“We wanted to make pizza, but the restaurant was small, and we found this place,’’ said Cole.
At first, the operation was half of its current size and open only in the evening. Then, in June, when the coffee shop next door closed, it took over the whole building and expanded hours to include lunch and dinner.
We’ve had the pizza several times — sitting out front on warm summer nights, inside at one of a few tables, or perched along a communal window seat, and as take-away.
I’ve liked them every time — there are a dozen named pizzas, including a standard cheese ($9), the Margherita made with fresh mozzarella ($11), the Caramia with delicious sweet sausage ($15), and the house specialty, the Riva ($17), topped with goat cheese and braised short ribs (a take-off on one of the restaurant’s popular dishes).

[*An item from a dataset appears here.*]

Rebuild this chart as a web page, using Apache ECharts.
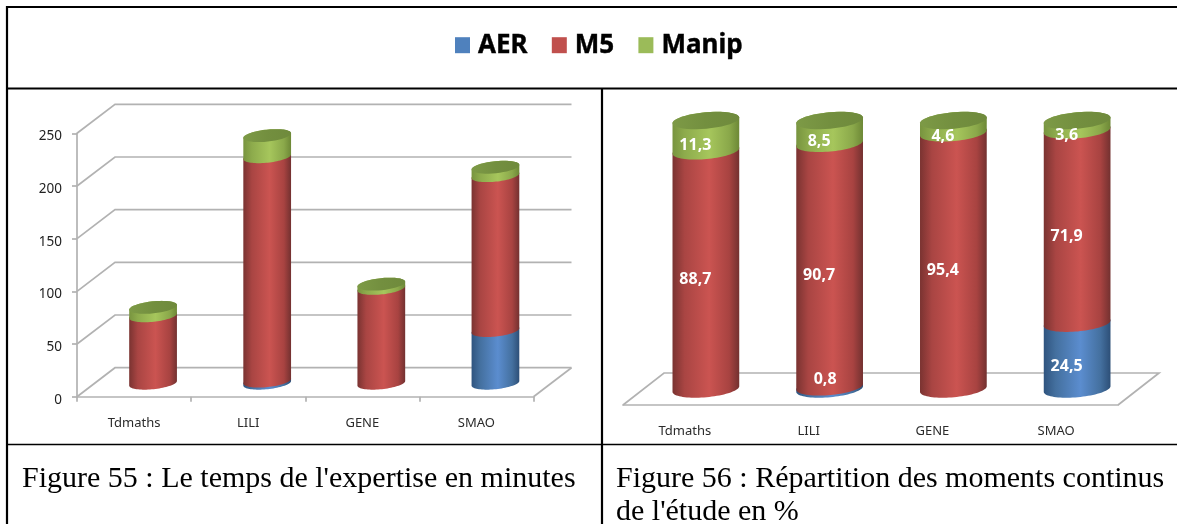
<!DOCTYPE html>
<html><head><meta charset="utf-8">
<style>html,body{margin:0;padding:0;background:#fff}#c{width:1177px;height:524px}</style>
<script src="https://cdn.jsdelivr.net/npm/echarts@6/dist/echarts.min.js"></script>
</head><body><div id="c"></div>
<script>
const categories = ['Tdmaths', 'LILI', 'GENE', 'SMAO'];
const seriesNames = ['AER', 'M5', 'Manip'];
const timeTicks = [0, 50, 100, 150, 200, 250];
const timeAER = [0, 2, 0, 50];
const timeM5 = [64, 213, 90, 147];
const timeManip = [8, 20, 4, 8];
const shareAER = [0, 0.8, 0, 24.5];
const shareM5 = [88.7, 90.7, 95.4, 71.9];
const shareManip = [11.3, 8.5, 4.6, 3.6];
const captionLeft = ["Figure 55 : Le temps de l'expertise en minutes"];
const captionRight = ['Figure 56 : Répartition des moments continus', "de l'étude en %"];

const SANS = '"Noto Sans", sans-serif';
const LEGEND_COLORS = {AER: '#4f81bd', M5: '#c0504d', Manip: '#9bbb59'};
const SIDE = {
  AER: ['#2f547f', '#44709f', '#5b8dcf', '#44709f', '#2d4f77'],
  M5: ['#7a3331', '#a94543', '#cb5451', '#a84341', '#733130'],
  Manip: ['#78943f', '#8dab4c', '#a6c65c', '#8aa84a', '#6d8836']
};
const TOP_FACE = ['#7d9a46', '#738f3f', '#6f8a3c'];

function grad(stops) {
  const at = stops.length === 5 ? [0, 0.18, 0.55, 0.85, 1] : [0, 0.5, 1];
  return {type: 'linear', x: 0, y: 0, x2: 1, y2: 0,
    colorStops: stops.map((c, i) => ({offset: at[i], color: c}))};
}
function arc(cx, cy, rx, ry, tilt, from, to) {
  const pts = [], n = 40, c = Math.cos(tilt), s = Math.sin(tilt);
  for (let i = 0; i <= n; i++) {
    const t = from + (to - from) * i / n;
    const ex = rx * Math.cos(t), ey = ry * Math.sin(t);
    pts.push([cx + ex * c + ey * s, cy - ex * s + ey * c]);
  }
  return pts;
}
// look = bar half width, ellipse height, tilt and the 3D shift of the bars
function cylinderSeries(name, xAxisIndex, look, lows, vals, isTop) {
  return {
    type: 'custom', name, xAxisIndex, yAxisIndex: xAxisIndex, z: 5, clip: false, silent: true,
    itemStyle: {color: LEGEND_COLORS[name]},
    encode: {x: 0, y: [1, 2]},
    data: vals.map((v, i) => [i, lows[i], lows[i] + v]),
    renderItem(params, api) {
      const low = api.value(1), high = api.value(2);
      if (high <= low) return null;
      const a = api.coord([api.value(0), low]), b = api.coord([api.value(0), high]);
      const cx = a[0] + look.dx, yb = a[1] + look.dy, yt = b[1] + look.dy;
      const body = arc(cx, yb, look.rx, look.ry, look.tilt, Math.PI, 0)
        .concat(arc(cx, yt, look.rx, look.ry, look.tilt, 0, -Math.PI));
      const children = [{type: 'polygon', shape: {points: body},
        style: {fill: grad(SIDE[name])}}];
      if (isTop) children.push({type: 'polygon',
        shape: {points: arc(cx, yt, look.rx, look.ry, look.tilt, 0, Math.PI * 2)},
        style: {fill: grad(TOP_FACE)}});
      return {type: 'group', children};
    }
  };
}
function cumul(...arrs) {
  return arrs[0].map((_, i) => arrs.reduce((s, a) => s + a[i], 0));
}
const zeros = categories.map(() => 0);
const LOOK_L = {rx: 24, ry: 6, tilt: 0.105, dx: 19, dy: -13.5};
const LOOK_R = {rx: 33.5, ry: 8.2, tilt: 0.09, dx: 21, dy: -16};
const WALL_L = {dx: 38, dy: -29}, WALL_R = {dx: 41, dy: -32};
const GRID_LINE = {stroke: '#b2b2b2', lineWidth: 1.7, fill: 'none'};

const wallSeries = {
  type: 'custom', name: 'wall', xAxisIndex: 0, yAxisIndex: 0, z: 2, clip: false, silent: true,
  encode: {y: 0},
  data: timeTicks.map(v => [v]),
  renderItem(params, api) {
    const cs = params.coordSys, y = api.coord([0, api.value(0)])[1];
    const x0 = cs.x, x1 = cs.x + cs.width, bx = WALL_L.dx, by = WALL_L.dy;
    const pts = [[x0, y], [x0 + bx, y + by], [x1 + bx, y + by]];
    const kids = [{type: 'polyline', shape: {points: pts}, style: GRID_LINE}];
    if (api.value(0) === 0) kids.push({type: 'polyline',
      shape: {points: [[x1, y], [x1 + bx, y + by]]}, style: GRID_LINE});
    return {type: 'group', children: kids};
  }
};
const floorSeries = {
  type: 'custom', name: 'floor', xAxisIndex: 1, yAxisIndex: 1, z: 2, clip: false, silent: true,
  encode: {y: 0},
  data: [[0]],
  renderItem(params, api) {
    const cs = params.coordSys, y = api.coord([0, api.value(0)])[1];
    const x0 = cs.x, x1 = cs.x + cs.width, bx = WALL_R.dx, by = WALL_R.dy;
    return {type: 'polyline',
      shape: {points: [[x0, y], [x0 + bx, y + by], [x1 + bx, y + by], [x1, y]]},
      style: GRID_LINE};
  }
};
const labelSeries = (() => {
  const rows = [];
  categories.forEach((c, i) => {
    rows.push([i, 0, shareAER[i]]);
    rows.push([i, shareAER[i], shareM5[i]]);
    rows.push([i, shareAER[i] + shareM5[i], shareManip[i]]);
  });
  return {
    type: 'custom', name: 'values', xAxisIndex: 1, yAxisIndex: 1, z: 8, clip: false, silent: true,
    encode: {x: 0, y: 1},
    data: rows,
    renderItem(params, api) {
      const v = api.value(2);
      if (!v) return null;
      const p = api.coord([api.value(0), api.value(1) + v / 2]);
      const tiny = v < 1;
      return {type: 'text', x: p[0] + LOOK_R.dx + (tiny ? -4.5 : -10.5), y: p[1] + LOOK_R.dy + (tiny ? -8 : 10),
        style: {text: String(v).replace('.', ','), fill: '#fff', align: 'center', verticalAlign: 'middle',
          font: 'bold 16px ' + SANS}};
    }
  };
})();

const rule = (x1, y1, x2, y2, w, c) => ({type: 'line', silent: true,
  shape: {x1, y1, x2, y2}, style: {stroke: c || '#000', lineWidth: w}});
const cap = (text, x, y) => ({type: 'text', x, y, silent: true,
  style: {text, fill: '#000', font: '30px "Liberation Serif", serif', align: 'left', verticalAlign: 'top'}});

const option = {
  animation: false,
  backgroundColor: '#fff',
  legend: {
    left: 455, top: 32, padding: 0, selectedMode: false, itemWidth: 15, itemHeight: 16, itemGap: 24,
    icon: 'rect', data: seriesNames,
    textStyle: {color: '#000', fontWeight: 'bold', fontSize: 26, fontFamily: SANS, padding: [0, 0, 0, 3],
      textBorderColor: '#000', textBorderWidth: 0.4}
  },
  grid: [
    {left: 77, top: 133.3, width: 456.5, height: 263.4},
    {left: 623, top: 136.5, width: 495, height: 268.5}
  ],
  xAxis: [0, 1].map(i => ({
    type: 'category', gridIndex: i, data: categories,
    axisLine: {lineStyle: {color: '#b2b2b2', width: 1.7}},
    axisTick: {show: i === 0, length: 5, lineStyle: {color: '#b2b2b2', width: 1.7}},
    axisLabel: {color: '#2b2b2b', fontSize: 13, fontFamily: SANS, margin: 20}
  })),
  yAxis: [
    {type: 'value', gridIndex: 0, min: 0, max: 250, interval: 50,
      axisLine: {show: true, lineStyle: {color: '#b2b2b2', width: 1.7}},
      axisTick: {show: true, length: 5, lineStyle: {color: '#b2b2b2', width: 1.7}},
      splitLine: {show: false},
      axisLabel: {color: '#222', fontSize: 13.5, fontFamily: SANS, margin: 15, verticalAlign: 'top', lineHeight: 6}},
    {type: 'value', gridIndex: 1, min: 0, max: 100, interval: 20, show: false, splitLine: {show: false}}
  ],
  graphic: {elements: [
    rule(6, 7, 1177, 7, 2.2),
    rule(7, 6, 7, 524, 2.2),
    rule(6, 88.5, 1177, 88.5, 2),
    rule(6, 444.5, 1177, 444.5, 1.5),
    rule(602, 88, 602, 524, 2.2),
    cap(captionLeft[0], 22, 464),
    cap(captionRight[0], 616, 464),
    cap(captionRight[1], 616, 497.5)
  ]},
  series: [
    wallSeries,
    cylinderSeries('AER', 0, LOOK_L, zeros, timeAER, false),
    cylinderSeries('M5', 0, LOOK_L, timeAER, timeM5, false),
    cylinderSeries('Manip', 0, LOOK_L, cumul(timeAER, timeM5), timeManip, true),
    floorSeries,
    cylinderSeries('AER', 1, LOOK_R, zeros, shareAER, false),
    cylinderSeries('M5', 1, LOOK_R, shareAER, shareM5, false),
    cylinderSeries('Manip', 1, LOOK_R, cumul(shareAER, shareM5), shareManip, true),
    labelSeries
  ]
};
echarts.init(document.getElementById('c'), null, {renderer: 'canvas'}).setOption(option);
</script></body></html>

The pizzas are thin, but not too thin, and very, very delicious. Every time.
And if one of the specialty pies isn’t to your liking, you can customize your pie with any of 25 toppings (one topping for $9, 2 toppings for $11, three toppings for $13). The pies are all one large size — at least 14 inches.
The deli also offers salads and sandwiches.
The sandwiches are big to enormous, and the ingredients are fresh and plentiful — which can, sometimes, be a bad thing: A few of the sandwiches have too many ingredients to deliver one focused flavor punch, but this is a problem of riches. And one that Cole has anticipated by offering the same choice he does with the pizzas: You can create your own sandwich from a list of a dozen ingredients — (all the usual meats plus a host of good things, like bacon, pancetta, caramelized onions, and pesto) and the kitchen will make it.
I like the house-roasted chicken in the Catania sandwich ($9) — which also includes pancetta, pesto, thick slices of fresh mozzarella, and roasted peppers. (Next time I’ll order one with just chicken, pesto, and tomato.)
The Palermo ($9) is another good one, with sliced turkey breast, applewood smoked bacon, sun-dried tomato aioli, Bibb lettuce, fresh mozzarella, and sliced tomato.